* _Exercise brief_
Give the listing again character for character, but drop the images.

* _Information supplied_
--- begin ---

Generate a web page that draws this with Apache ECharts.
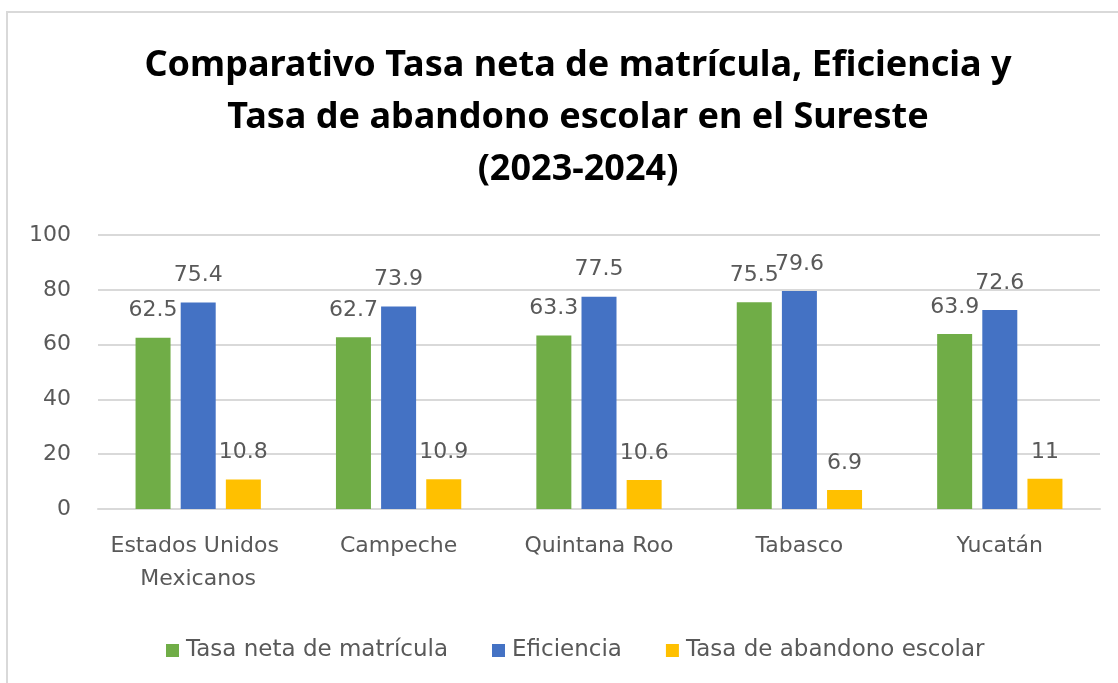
<!DOCTYPE html>
<html>
<head>
<meta charset="utf-8">
<script src="https://cdn.jsdelivr.net/npm/echarts@6/dist/echarts.min.js"></script>
<style>
  html, body { margin: 0; padding: 0; background: #fff; }
  #chart { width: 1118px; height: 683px; }
</style>
</head>
<body>
<div id="chart"></div>
<script>
// datos
const categories = ['Estados Unidos Mexicanos', 'Campeche', 'Quintana Roo', 'Tabasco', 'Yucatán'];
const seriesNames = ['Tasa neta de matrícula', 'Eficiencia', 'Tasa de abandono escolar'];
const matricula = [62.5, 62.7, 63.3, 75.5, 63.9];
const eficiencia = [75.4, 73.9, 77.5, 79.6, 72.6];
const abandono = [10.8, 10.9, 10.6, 6.9, 11];
const yTicks = [0, 20, 40, 60, 80, 100];

const FONT = '"DejaVu Sans", sans-serif';
const TITLE_FONT = '"Noto Sans", sans-serif';
const GRAY = '#595959';
const colors = ['#70ad47', '#4472c4', '#ffc000'];

const chart = echarts.init(document.getElementById('chart'));

function barSeries(name, values, color) {
    return {
        name: name,
        type: 'bar',
        data: values,
        barWidth: 35,
        barGap: '29%',
        itemStyle: { color: color },
        label: {
            show: true,
            position: 'top',
            distance: 16,
            color: GRAY,
            fontFamily: FONT,
            fontSize: 22
        }
    };
}

const option = {
    animation: false,
    backgroundColor: '#fff',
    graphic: [{
        type: 'rect',
        shape: { x: 7, y: 12, width: 1200, height: 720 },
        style: { fill: 'none', stroke: '#d9d9d9', lineWidth: 2 },
        silent: true
    }],
    title: {
        text: 'Comparativo Tasa neta de matrícula, Eficiencia y\nTasa de abandono escolar en el Sureste\n(2023-2024)',
        left: 573,
        top: 35,
        textAlign: 'center',
        textStyle: {
            fontFamily: TITLE_FONT,
            fontWeight: 'bold',
            fontSize: 36,
            lineHeight: 52,
            color: '#000'
        }
    },
    legend: {
        data: seriesNames,
        left: 161,
        top: 634,
        icon: 'rect',
        itemWidth: 13,
        itemHeight: 13,
        itemGap: 44,
        textStyle: { color: GRAY, fontFamily: FONT, fontSize: 23, padding: [0, 0, 0, 2] }
    },
    grid: { left: 98, right: 18, top: 235, bottom: 174 },
    xAxis: {
        type: 'category',
        data: categories,
        axisLine: { lineStyle: { color: '#d9d9d9', width: 2 } },
        axisTick: { show: false },
        axisLabel: {
            color: GRAY,
            fontFamily: FONT,
            fontSize: 22,
            lineHeight: 33,
            margin: 21,
            width: 198,
            overflow: 'break',
            interval: 0
        }
    },
    yAxis: {
        type: 'value',
        min: yTicks[0],
        max: yTicks[yTicks.length - 1],
        interval: yTicks[1] - yTicks[0],
        axisLine: { show: false },
        axisTick: { show: false },
        splitLine: { lineStyle: { color: '#d9d9d9', width: 2 } },
        axisLabel: {
            color: GRAY,
            fontFamily: FONT,
            fontSize: 22,
            margin: 27
        }
    },
    series: [
        barSeries(seriesNames[0], matricula, colors[0]),
        barSeries(seriesNames[1], eficiencia, colors[1]),
        barSeries(seriesNames[2], abandono, colors[2])
    ]
};

chart.setOption(option);
window.onresize = () => chart.resize();
</script>
</body>
</html>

--- end ---

* _Task response_
Generate a web page that draws this with Apache ECharts.
<!DOCTYPE html>
<html>
<head>
<meta charset="utf-8">
<script src="https://cdn.jsdelivr.net/npm/echarts@6/dist/echarts.min.js"></script>
<style>
  html, body { margin: 0; padding: 0; background: #fff; }
  #chart { width: 1118px; height: 683px; }
</style>
</head>
<body>
<div id="chart"></div>
<script>
// datos
const categories = ['Estados Unidos Mexicanos', 'Campeche', 'Quintana Roo', 'Tabasco', 'Yucatán'];
const seriesNames = ['Tasa neta de matrícula', 'Eficiencia', 'Tasa de abandono escolar'];
const matricula = [62.5, 62.7, 63.3, 75.5, 63.9];
const eficiencia = [75.4, 73.9, 77.5, 79.6, 72.6];
const abandono = [10.8, 10.9, 10.6, 6.9, 11];
const yTicks = [0, 20, 40, 60, 80, 100];

const FONT = '"DejaVu Sans", sans-serif';
const TITLE_FONT = '"Noto Sans", sans-serif';
const GRAY = '#595959';
const colors = ['#70ad47', '#4472c4', '#ffc000'];

const chart = echarts.init(document.getElementById('chart'));

function barSeries(name, values, color) {
    return {
        name: name,
        type: 'bar',
        data: values,
        barWidth: 35,
        barGap: '29%',
        itemStyle: { color: color },
        label: {
            show: true,
            position: 'top',
            distance: 16,
            color: GRAY,
            fontFamily: FONT,
            fontSize: 22
        }
    };
}

const option = {
    animation: false,
    backgroundColor: '#fff',
    graphic: [{
        type: 'rect',
        shape: { x: 7, y: 12, width: 1200, height: 720 },
        style: { fill: 'none', stroke: '#d9d9d9', lineWidth: 2 },
        silent: true
    }],
    title: {
        text: 'Comparativo Tasa neta de matrícula, Eficiencia y\nTasa de abandono escolar en el Sureste\n(2023-2024)',
        left: 573,
        top: 35,
        textAlign: 'center',
        textStyle: {
            fontFamily: TITLE_FONT,
            fontWeight: 'bold',
            fontSize: 36,
            lineHeight: 52,
            color: '#000'
        }
    },
    legend: {
        data: seriesNames,
        left: 161,
        top: 634,
        icon: 'rect',
        itemWidth: 13,
        itemHeight: 13,
        itemGap: 44,
        textStyle: { color: GRAY, fontFamily: FONT, fontSize: 23, padding: [0, 0, 0, 2] }
    },
    grid: { left: 98, right: 18, top: 235, bottom: 174 },
    xAxis: {
        type: 'category',
        data: categories,
        axisLine: { lineStyle: { color: '#d9d9d9', width: 2 } },
        axisTick: { show: false },
        axisLabel: {
            color: GRAY,
            fontFamily: FONT,
            fontSize: 22,
            lineHeight: 33,
            margin: 21,
            width: 198,
            overflow: 'break',
            interval: 0
        }
    },
    yAxis: {
        type: 'value',
        min: yTicks[0],
        max: yTicks[yTicks.length - 1],
        interval: yTicks[1] - yTicks[0],
        axisLine: { show: false },
        axisTick: { show: false },
        splitLine: { lineStyle: { color: '#d9d9d9', width: 2 } },
        axisLabel: {
            color: GRAY,
            fontFamily: FONT,
            fontSize: 22,
            margin: 27
        }
    },
    series: [
        barSeries(seriesNames[0], matricula, colors[0]),
        barSeries(seriesNames[1], eficiencia, colors[1]),
        barSeries(seriesNames[2], abandono, colors[2])
    ]
};

chart.setOption(option);
window.onresize = () => chart.resize();
</script>
</body>
</html>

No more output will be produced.